# start of PROVIDED MATERIAL

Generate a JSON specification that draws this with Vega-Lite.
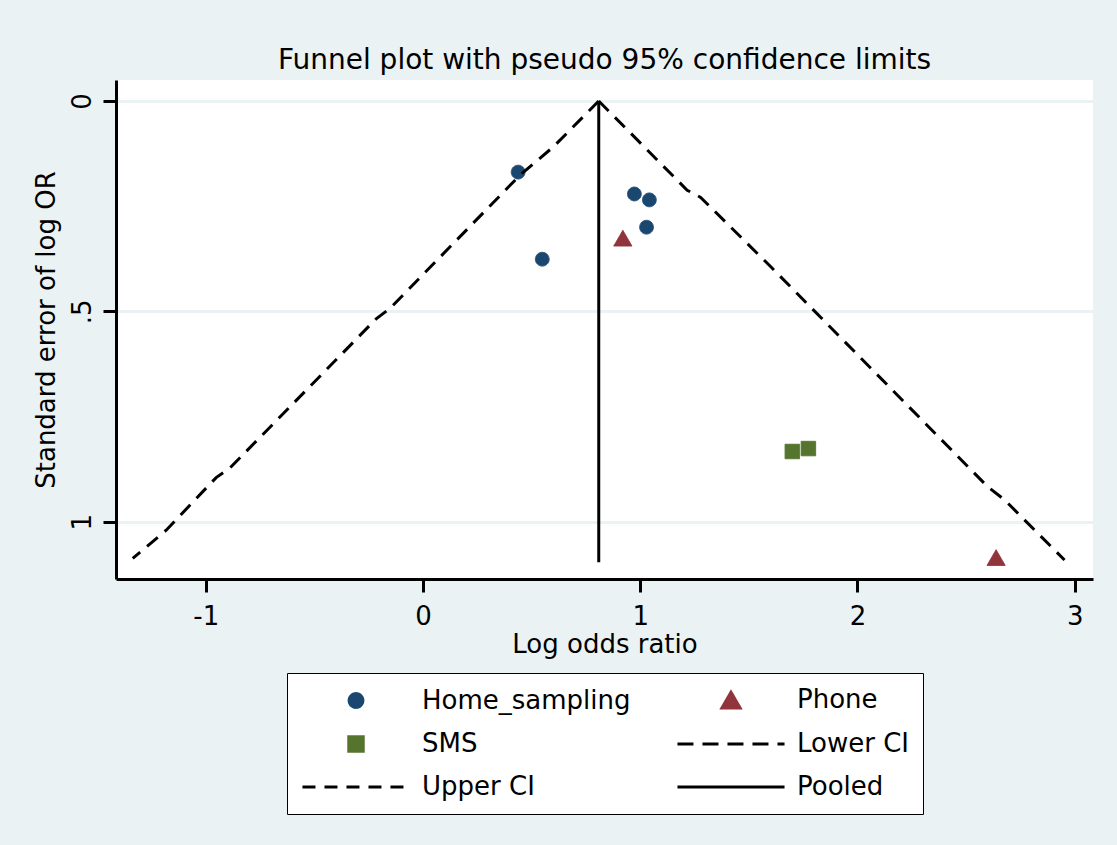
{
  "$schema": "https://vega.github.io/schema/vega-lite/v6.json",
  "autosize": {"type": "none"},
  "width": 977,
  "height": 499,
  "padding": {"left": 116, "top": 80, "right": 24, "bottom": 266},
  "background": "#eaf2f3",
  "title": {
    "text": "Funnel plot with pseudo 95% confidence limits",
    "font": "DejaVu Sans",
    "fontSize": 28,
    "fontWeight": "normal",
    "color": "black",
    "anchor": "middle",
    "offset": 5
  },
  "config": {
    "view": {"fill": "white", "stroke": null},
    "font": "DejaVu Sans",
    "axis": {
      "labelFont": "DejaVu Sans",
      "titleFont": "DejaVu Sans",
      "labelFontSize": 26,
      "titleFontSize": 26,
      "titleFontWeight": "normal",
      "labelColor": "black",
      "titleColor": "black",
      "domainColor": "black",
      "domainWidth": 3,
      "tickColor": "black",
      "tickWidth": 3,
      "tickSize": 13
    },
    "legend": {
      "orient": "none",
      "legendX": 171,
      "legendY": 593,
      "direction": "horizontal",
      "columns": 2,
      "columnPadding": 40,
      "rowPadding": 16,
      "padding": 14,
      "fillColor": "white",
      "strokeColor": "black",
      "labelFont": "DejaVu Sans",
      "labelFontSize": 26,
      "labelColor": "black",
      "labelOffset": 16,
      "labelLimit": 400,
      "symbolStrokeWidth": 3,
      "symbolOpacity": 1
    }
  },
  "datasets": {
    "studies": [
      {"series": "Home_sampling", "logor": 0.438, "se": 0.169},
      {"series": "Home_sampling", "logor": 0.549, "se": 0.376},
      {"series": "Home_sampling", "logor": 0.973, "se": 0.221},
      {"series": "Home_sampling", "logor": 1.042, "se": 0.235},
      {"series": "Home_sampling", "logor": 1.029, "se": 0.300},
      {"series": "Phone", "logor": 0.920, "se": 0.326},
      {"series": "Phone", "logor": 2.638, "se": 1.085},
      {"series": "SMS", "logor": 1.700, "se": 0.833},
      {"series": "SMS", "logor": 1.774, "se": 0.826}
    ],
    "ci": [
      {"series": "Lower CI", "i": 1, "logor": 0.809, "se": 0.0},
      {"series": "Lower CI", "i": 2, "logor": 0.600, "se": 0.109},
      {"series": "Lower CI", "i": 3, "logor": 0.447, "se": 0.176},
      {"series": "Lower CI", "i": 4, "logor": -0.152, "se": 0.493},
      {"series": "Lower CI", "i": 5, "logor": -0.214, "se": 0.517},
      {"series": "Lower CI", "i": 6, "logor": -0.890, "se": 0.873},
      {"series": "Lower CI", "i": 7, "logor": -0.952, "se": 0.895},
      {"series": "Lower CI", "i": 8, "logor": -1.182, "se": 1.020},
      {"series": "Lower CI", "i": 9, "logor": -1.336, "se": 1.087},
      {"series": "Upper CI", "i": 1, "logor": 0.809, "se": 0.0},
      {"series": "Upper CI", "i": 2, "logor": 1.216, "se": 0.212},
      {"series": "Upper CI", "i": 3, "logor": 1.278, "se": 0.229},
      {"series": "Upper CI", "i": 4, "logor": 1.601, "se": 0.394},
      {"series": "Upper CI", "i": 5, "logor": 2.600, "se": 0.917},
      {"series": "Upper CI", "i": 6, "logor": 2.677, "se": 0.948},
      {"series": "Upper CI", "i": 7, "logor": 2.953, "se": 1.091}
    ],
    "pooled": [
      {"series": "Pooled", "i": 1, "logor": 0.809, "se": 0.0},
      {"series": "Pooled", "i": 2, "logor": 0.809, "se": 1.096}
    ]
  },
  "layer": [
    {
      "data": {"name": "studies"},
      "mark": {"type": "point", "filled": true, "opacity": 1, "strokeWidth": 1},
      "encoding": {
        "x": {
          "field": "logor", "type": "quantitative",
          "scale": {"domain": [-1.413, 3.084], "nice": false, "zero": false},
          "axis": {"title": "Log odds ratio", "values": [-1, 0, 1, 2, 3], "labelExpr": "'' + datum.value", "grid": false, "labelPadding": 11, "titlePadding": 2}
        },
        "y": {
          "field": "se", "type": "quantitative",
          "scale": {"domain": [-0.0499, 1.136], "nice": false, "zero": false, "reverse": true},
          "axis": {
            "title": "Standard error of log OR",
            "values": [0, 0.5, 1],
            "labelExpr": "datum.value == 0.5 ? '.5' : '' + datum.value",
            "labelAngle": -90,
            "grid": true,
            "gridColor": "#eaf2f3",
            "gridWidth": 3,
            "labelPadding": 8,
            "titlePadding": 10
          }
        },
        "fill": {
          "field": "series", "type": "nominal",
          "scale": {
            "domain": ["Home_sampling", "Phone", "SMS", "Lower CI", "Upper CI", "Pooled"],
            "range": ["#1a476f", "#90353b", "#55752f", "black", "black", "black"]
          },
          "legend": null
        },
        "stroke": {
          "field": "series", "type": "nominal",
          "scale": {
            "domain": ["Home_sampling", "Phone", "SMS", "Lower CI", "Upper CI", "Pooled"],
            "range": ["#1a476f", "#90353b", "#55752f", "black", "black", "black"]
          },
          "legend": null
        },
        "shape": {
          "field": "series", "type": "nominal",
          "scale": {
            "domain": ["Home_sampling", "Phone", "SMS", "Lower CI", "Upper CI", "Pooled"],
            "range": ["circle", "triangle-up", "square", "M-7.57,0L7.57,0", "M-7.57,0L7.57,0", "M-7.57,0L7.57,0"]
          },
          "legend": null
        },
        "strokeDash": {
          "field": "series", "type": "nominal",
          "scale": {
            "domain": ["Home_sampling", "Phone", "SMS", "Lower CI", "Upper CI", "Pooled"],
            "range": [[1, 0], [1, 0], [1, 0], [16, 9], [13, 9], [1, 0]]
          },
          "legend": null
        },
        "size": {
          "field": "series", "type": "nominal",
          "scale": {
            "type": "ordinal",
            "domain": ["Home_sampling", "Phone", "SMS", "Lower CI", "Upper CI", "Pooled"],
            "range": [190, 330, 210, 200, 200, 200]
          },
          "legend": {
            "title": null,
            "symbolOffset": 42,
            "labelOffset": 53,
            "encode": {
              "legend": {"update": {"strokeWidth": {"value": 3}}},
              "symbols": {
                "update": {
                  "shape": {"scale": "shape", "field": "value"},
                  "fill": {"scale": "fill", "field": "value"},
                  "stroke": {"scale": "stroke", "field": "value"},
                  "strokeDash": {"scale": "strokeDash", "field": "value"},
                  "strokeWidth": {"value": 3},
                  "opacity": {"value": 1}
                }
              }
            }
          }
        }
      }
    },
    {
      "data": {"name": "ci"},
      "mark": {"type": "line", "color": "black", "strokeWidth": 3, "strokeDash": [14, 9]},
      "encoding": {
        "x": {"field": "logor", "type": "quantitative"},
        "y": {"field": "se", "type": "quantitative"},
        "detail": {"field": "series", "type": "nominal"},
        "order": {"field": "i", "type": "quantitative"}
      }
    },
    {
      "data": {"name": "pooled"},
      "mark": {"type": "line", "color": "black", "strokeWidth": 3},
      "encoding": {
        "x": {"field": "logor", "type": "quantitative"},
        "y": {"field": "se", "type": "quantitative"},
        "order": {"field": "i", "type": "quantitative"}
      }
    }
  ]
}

# end of PROVIDED MATERIAL

### DIRECTIONS
Search the data above for the string "with" and copy each line that has it.

### SOLUTION TO THIS PROBLEM
Generate a JSON specification that draws this with Vega-Lite.
    "text": "Funnel plot with pseudo 95% confidence limits",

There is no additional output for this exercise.